Kloster Gethsemani

Neues

Eine neue Ordnung für eine neue Welt: die Seligpreisungen

Jesus steigt vom Berg herab und verkündet Gottes Ordnung, die im Widerspruch zu jeder menschlichen Vorstellung steht. Er spricht vier Seligpreisungen und vier Weherufe aus. Jeder Seligpreisung stelllt er eine Warnung gegenüber: Selig, ihr Armen - aber weh euch, die ihr reich seid! Selig euch, die ihr jetzt weint - weh euch, die ihr jetzt lacht!

Jesus stellt die menschliche Logik auf den Kopf.
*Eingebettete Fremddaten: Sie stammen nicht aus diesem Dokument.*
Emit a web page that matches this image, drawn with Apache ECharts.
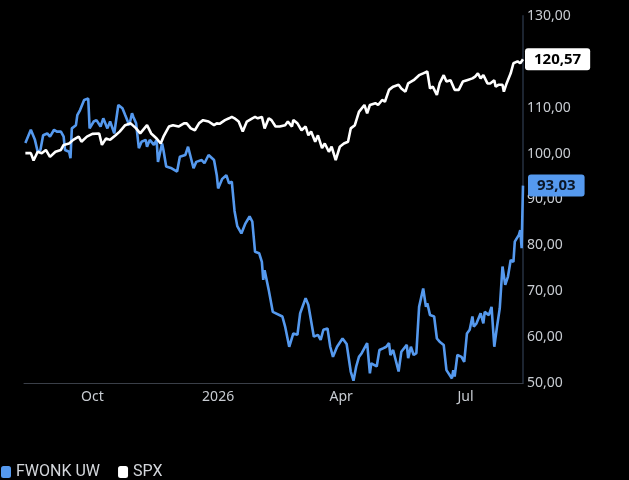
<!DOCTYPE html>
<html><head><meta charset="utf-8">
<script src="https://cdn.jsdelivr.net/npm/echarts@6/dist/echarts.min.js"></script>
<style>html,body{margin:0;padding:0;background:#000;}#c{width:629px;height:480px;}</style>
</head><body><div id="c"></div>
<script>
// Range of the time axis
const startDate = '2025-08-12';
const endDate = '2026-08-12';
// X tick labels
const xTickDates = ['2025-10-01', '2026-01-01', '2026-04-01', '2026-07-01'];
const xTickLabels = ['Oct', '2026', 'Apr', 'Jul'];
// Y axis
const yMin = 50, yMax = 130, yStep = 10;

// FWONK UW: days after startDate and values
const fwonkDays = [1,5,8,10,12,14,17,19,22,24,27,29,30,33,34,35,38,39,41,44,47,48,51,53,56,58,61,63,66,69,72,74,77,79,80,82,84,86,89,90,92,95,97,98,101,102,104,108,112,114,118,120,124,126,130,132,135,139,141,142,145,148,150,152,154,156,159,162,165,167,169,172,174,175,176,179,182,189,191,194,197,200,202,206,208,212,215,217,219,222,224,226,229,233,236,239,241,243,245,247,251,253,254,258,260,263,265,267,268,270,274,276,280,281,283,285,287,289,292,294,295,297,300,302,304,307,309,313,314,315,317,320,322,324,326,328,329,331,334,336,337,340,342,344,346,348,350,352,354,356,358,359,362,363,364,365];
const fwonkValues = [102.3,105.2,103,100.4,100.8,104,104.4,103.7,105.2,104.8,104.8,103.7,100.8,100.4,99,105.5,106.2,108.4,109.5,111.7,112,105.5,107,107.3,105.9,107.7,105.5,107,104.4,110.6,109.9,108.4,106.2,108.8,108,106.6,101.2,102.6,103,101.5,103,101.9,103,98.2,102.2,100.8,97.2,96.8,96.1,99.3,99.7,101.5,96.8,98.2,98.6,97.9,99.7,98.6,95.3,92.4,94.5,95.3,93.5,93.9,87.5,84.2,82.6,84.8,86.3,85.2,78.6,78.3,76.4,72.5,74.6,70.3,65.5,64.5,62.3,57.9,60.8,60.5,65.2,68.5,67,60.1,60.5,59.4,61.6,61.9,57.9,55.7,57.9,59.7,58.5,52.5,50.5,53.6,55.7,56.5,58.7,52.1,54.3,53.6,57.2,57.6,57.9,58.7,56.1,57.2,52.5,56.8,58.3,55.4,57.9,56.1,56.5,66.6,70.6,66.6,67.4,64.8,64.5,59.7,59,58.3,52.8,51,52.8,51.4,56.1,55.7,54.6,60.8,61.6,64.5,62.3,63,65.2,63,65.5,64.8,66.6,57.9,62.3,66.3,75.4,71.4,73.2,76.8,76.4,80.8,82.3,83.3,79.4,93.03];

// SPX: days after startDate and values
const spxDays = [1,5,7,10,13,16,19,23,27,29,33,36,40,42,46,50,55,57,60,63,67,70,74,78,82,85,90,93,97,100,102,106,109,113,117,119,122,125,128,131,135,139,141,143,147,150,152,154,157,160,163,167,169,171,174,176,179,181,184,187,191,193,196,197,200,203,206,208,210,213,215,218,220,223,225,228,229,231,234,237,239,242,245,249,251,253,257,259,262,264,267,270,274,276,279,281,285,289,292,295,297,299,302,304,307,309,312,315,318,321,324,328,330,332,334,336,339,341,344,345,347,350,351,353,356,358,361,363,365];
const spxValues = [100.1,100.1,98.5,100.4,100.1,100.8,99.3,100.4,100.8,101.9,102.2,103,103.7,102.6,103.7,104.3,104.4,101.9,103.3,103,104,104.8,106.2,106.6,105.5,104.4,106.2,104.4,103.3,102.2,103.7,105.9,106.2,105.9,106.6,106.6,105.5,105.1,106.6,107.3,107,106.2,106.6,106.5,107.3,107.7,108,107.7,107,104.8,107,107.7,108,107.7,108,105.5,107.7,107.3,105.9,105.9,106.2,107,105.9,107.3,106.6,105.1,105.9,104,104.8,102.6,104,101.2,102.2,100.4,101.5,98.6,98.2,101.5,102.2,102.6,105.5,106.2,109.1,110.6,108.8,110.6,111,110.6,111.7,111.3,113.9,114.6,115,114.2,113.5,115.3,116,117.1,117.5,117.9,114.2,114.6,112.8,115.3,117.1,115.7,116,113.9,113.9,115.7,116,116.4,116.8,117.5,116.4,117.1,115.3,115.3,116,114.6,115,115,113.5,115.3,117.5,119.7,120.1,119.7,120.57];

const DAY = 86400000;
const t0 = Date.parse(startDate + 'T00:00:00Z');
const dayOf = s => Math.round((Date.parse(s + 'T00:00:00Z') - t0) / DAY);
const toPairs = (days, vals) => days.map((d, i) => [d, vals[i]]);
const tickDays = xTickDates.map(dayOf);
const fmt = v => v.toFixed(2).replace('.', ',');

const chart = echarts.init(document.getElementById('c'), null, {renderer: 'canvas'});
chart.setOption({
  backgroundColor: '#000000',
  animation: false,
  textStyle: {fontFamily: 'Noto Sans'},
  grid: {left: 24, right: 106, top: 16, bottom: 97},
  legend: {
    left: 1, top: 464, padding: 0,
    icon: 'roundRect', itemWidth: 10, itemHeight: 12, itemGap: 18,
    textStyle: {color: '#d4d7dc', fontSize: 16, fontFamily: 'Roboto'},
    data: ['FWONK UW', 'SPX']
  },
  xAxis: {
    type: 'value',
    min: 0,
    max: dayOf(endDate),
    axisLine: {show: true, onZero: false, lineStyle: {color: '#3a3f48', width: 1}},
    axisTick: {show: false},
    splitLine: {show: false},
    axisLabel: {
      customValues: tickDays,
      color: '#c8ccd2', fontSize: 14, margin: 7,
      formatter: function (val) {
        const i = tickDays.indexOf(Math.round(val));
        return i >= 0 ? xTickLabels[i] : '';
      }
    }
  },
  yAxis: {
    type: 'value',
    position: 'right',
    min: yMin, max: yMax, interval: yStep,
    axisLine: {show: true, onZero: false, lineStyle: {color: '#1c2430', width: 2}},
    axisTick: {show: false},
    splitLine: {show: false},
    axisLabel: {color: '#c8ccd2', fontSize: 14, margin: 4, formatter: v => fmt(v)}
  },
  series: [
    {
      name: 'FWONK UW', type: 'line', showSymbol: false,
      data: toPairs(fwonkDays, fwonkValues),
      color: '#5599ee',
      lineStyle: {width: 2.6, color: '#5599ee'},
      endLabel: {
        show: true, distance: 5,
        formatter: p => fmt(p.value[1]),
        backgroundColor: '#5599ee', color: '#0b1626',
        fontWeight: 'bold', fontSize: 15, padding: [4, 9, 3, 9], borderRadius: 3
      }
    },
    {
      name: 'SPX', type: 'line', showSymbol: false,
      data: toPairs(spxDays, spxValues),
      color: '#ffffff',
      lineStyle: {width: 2.6, color: '#ffffff'},
      endLabel: {
        show: true, distance: 2,
        formatter: p => fmt(p.value[1]),
        backgroundColor: '#ffffff', color: '#000000',
        fontWeight: 'bold', fontSize: 15, padding: [4, 9, 3, 9], borderRadius: 3
      }
    }
  ]
});
</script>
</body></html>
Seine paradoxen Aussagen enthalten scheinbare Widersprüche, die aber eine Auflösung auf einer höheren Ebene finden. Die Seligpreisungen fordern eine Umwertung jener Werte, die für die Existenz in dieser Welt erstrebenswert scheinen. Sie sind keine moralische Unterweisung, keine Ethik. Es geht hier um eine tiefere Schicht. Die Seligpreisungen zeigen uns, dass das Leben im Grunde paradox ist, dass die Extreme, die äußersten Enden sich berühren.

Letztendlich kann weniger mehr bedeuten. Wie unsere Gründerväter sagen: "Unser Reichtum ist unsere Armut. "Arm mit Christus zu sein, um damit leer und frei für Gott zu werden. Das ist das Sinnerfüllendste und Beglückendste, das sich niemals in die Abenteuer- und Unterhaltungsangebote dieser Welt einreihen lässt. Jesus stellt den Spielregeln unserer Welt eine andere Welt entgegen. Es geht darum, uns nicht einzuordnen unter die Satten und Sicheren, die in sich selbst verschlossen sind. Jesus macht aus der Armut eine Metapher des Offenseins für Gott und für andere Menschen.

Ähnlich gilt dies auch im geistlichen Sinne: Man soll nicht selbstsicher wie die Satten und Reichen in sich selbst verschlossen sein - und sich behäbig einrichten in Fraglosigkeit und Selbstgefälligkeit. Damit wird jede weitere Suche aufgegeben, und wir versperren uns den Blick ins Weite. Wir müssen Suchende bleiben! Die frühen Mönchsväter betonen, dass wir immer den Geist eines Anfängers bewahren müssen. Um wirklich glücklich zu sein, braucht man eine betimmte Art von Lebenseinstellung - und die beschreibt Jesus in den Seligpreisungen.

Wir werden selig gepriesen, wenn wir weinen. Das ist menschlich gesehen Unsinn. Das ist kaum nachvollziehbar. Oder?

Der Wagemut, der Mut zum Leiden, das ist es, worauf es hier ankommt. Es gilt, das Leiden anzunehmen, das Schicksal zu bejahen, sich ihm zu stellen. Wir wollen das Leid nicht suchen oder verherrlichen, sondern lernen, es zu akzeptieren, damit es hilfreich und segensreich werden kann. Wer das Leiden ausklammert, reduziert den Menschen. Paul Claudel schreibt: "Wer nicht leidet, an dem hat das Leben seine Arbeit unterbrochen." Leben und Tod, Freude und Leid kennzeichnen unser Dasein. Und wer sich in seinem Herzen seine Armseligkeit und Traurigkeit eingesteht, wird sensibel für die Not der anderen. Er kann viel verständnisvoller und barmherziger sein, als wenn er seine Tränen hinunterschluckt, sein Leid wegdrückt oder mit Zynismus überspielt.

Die Satten, die Reichen, die Lachenden werden diese Chance vertun. Sie werden niemals wissen, wie verzweifelt Menschen sein können. Die Verzweifelten aber wissen, dass sie nur leben können durch Verständnis, Güte und Barmherzigkeit. Sie wissen, wie sehr ein jeder Gott braucht. Aufgeschlossenheit, Aufmerksamkeit, Feinfühigkeit, all diese Fähigkeiten sind die Ausrüstung, die wir brauchen, um den Seligpreisungen zu entsprechen.